В «Большой челобитной» использовано не только «Сказание о Магмете-салтане», большая часть текста которого включена в это произведение. Использована и челобитная дворянина — делателя щитов, которая находилась, скорее всего, в Челобитенном приказе.
Видны также в «Большой челобитной» следы сочинений Сильвестра. Автор ее хорошо усвоил тезис «Послания царю Ивану Васильевичу» о том, что прежние советники — «брюхатые» и «богатые» вельможи толкали его в «безстудие» и в «свинское житие». В тексте «Большой челобитной» царя Константина (читай: Ивана Васильевича) «учинили в безпутном житии» именно вельможи. Сам царь в своем «безпутстве», разумеется, не был виноват.
Охотно и почти дословно повторяет автор «Большой челобитной» и предсказание Сильвестра, что ему «поклонятца… все цари земстие», если царь «очистится» от влияния своих дурных советников. «Только его (царя. — Д. А.) бог соблюдет от того уловления велмож его, ино таковаго под всею подсолнечного не будет мудрого воина… и… ему господь бог многия царства покорит».
Автор «Большой челобитной» не пожелал повторить похвалу обычаю Магмета-салтана, который «в поту чела своего уживал (ужинал. — Д. А.), и ничего же из казны своея царския во уста своя не положил: что сам зделает, да пошлет продати, да на то себе велит ясти купити». Призыв питаться плодами своего труда он переадресовал царским подданным. Магмет-салтан говорит им: «Держитеся заповеди божия, уживайте лица своего поту».
«Большая челобитная» повторяет тезис о необходимости и полезности царской грозы. Однако, если автор «Сказания о Магмете-салтане» и автор «Послания царю Ивану Васильевичу» видели в ней инструмент для обуздания бояр (аристократии) в интересах дворян и всех, «кто ни буди», автор «Челобитной» понимает царскую «грозу» как инструмент для обуздания всех, «кто ни буди».

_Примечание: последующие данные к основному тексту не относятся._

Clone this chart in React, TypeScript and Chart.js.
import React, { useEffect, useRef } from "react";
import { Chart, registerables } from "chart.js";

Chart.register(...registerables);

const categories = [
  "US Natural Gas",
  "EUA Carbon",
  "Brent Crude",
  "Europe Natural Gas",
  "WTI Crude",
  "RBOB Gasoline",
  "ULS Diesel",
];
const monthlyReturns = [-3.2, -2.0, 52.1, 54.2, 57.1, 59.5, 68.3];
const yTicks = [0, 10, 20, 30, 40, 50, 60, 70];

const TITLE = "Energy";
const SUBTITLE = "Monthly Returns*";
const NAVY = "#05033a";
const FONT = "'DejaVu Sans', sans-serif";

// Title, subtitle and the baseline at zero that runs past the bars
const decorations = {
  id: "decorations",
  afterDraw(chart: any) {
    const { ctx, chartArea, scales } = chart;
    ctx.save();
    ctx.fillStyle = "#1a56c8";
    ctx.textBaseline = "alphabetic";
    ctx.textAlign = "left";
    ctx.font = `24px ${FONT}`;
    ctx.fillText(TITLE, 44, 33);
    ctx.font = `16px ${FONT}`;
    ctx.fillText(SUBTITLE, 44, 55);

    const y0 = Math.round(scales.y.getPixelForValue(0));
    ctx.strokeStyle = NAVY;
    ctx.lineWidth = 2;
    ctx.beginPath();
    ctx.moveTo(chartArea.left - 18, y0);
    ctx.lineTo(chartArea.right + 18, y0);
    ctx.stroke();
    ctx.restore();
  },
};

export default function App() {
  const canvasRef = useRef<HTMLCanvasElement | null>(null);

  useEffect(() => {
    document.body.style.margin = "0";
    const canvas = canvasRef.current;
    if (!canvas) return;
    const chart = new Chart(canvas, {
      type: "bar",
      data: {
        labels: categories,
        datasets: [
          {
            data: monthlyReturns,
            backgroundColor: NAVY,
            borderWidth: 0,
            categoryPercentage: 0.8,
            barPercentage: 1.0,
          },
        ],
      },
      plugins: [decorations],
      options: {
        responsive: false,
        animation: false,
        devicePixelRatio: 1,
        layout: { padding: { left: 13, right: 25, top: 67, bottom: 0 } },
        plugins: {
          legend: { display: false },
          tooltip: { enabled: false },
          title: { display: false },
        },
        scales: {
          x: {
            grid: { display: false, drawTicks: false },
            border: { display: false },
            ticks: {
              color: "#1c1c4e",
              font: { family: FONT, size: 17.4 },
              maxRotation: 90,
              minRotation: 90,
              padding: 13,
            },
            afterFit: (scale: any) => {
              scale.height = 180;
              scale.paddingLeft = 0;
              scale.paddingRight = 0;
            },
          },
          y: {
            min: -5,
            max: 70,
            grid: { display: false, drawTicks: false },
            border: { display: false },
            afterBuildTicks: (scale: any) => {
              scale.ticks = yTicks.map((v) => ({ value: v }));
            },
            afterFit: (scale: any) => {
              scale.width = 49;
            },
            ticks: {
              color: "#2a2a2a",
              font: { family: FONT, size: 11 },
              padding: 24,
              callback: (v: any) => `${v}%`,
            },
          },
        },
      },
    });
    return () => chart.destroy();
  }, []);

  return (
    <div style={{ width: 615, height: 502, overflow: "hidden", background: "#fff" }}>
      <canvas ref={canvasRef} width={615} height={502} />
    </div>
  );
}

Различна ориентация авторов «Сказания о Магмете-салтане» и «Большой челобитной» в вопросе о том, где, в чьем опыте искать государственную мудрость. Первый видит пример для подражания на Востоке, в системе правления турецкого образца. «Латинския веры дохтуры фигурируют у него в конце «Сказания» в качестве статистов. Но и они видят идеальное решение проблем русского государства в том, чтобы к христианской вере прибавить «правду турскую».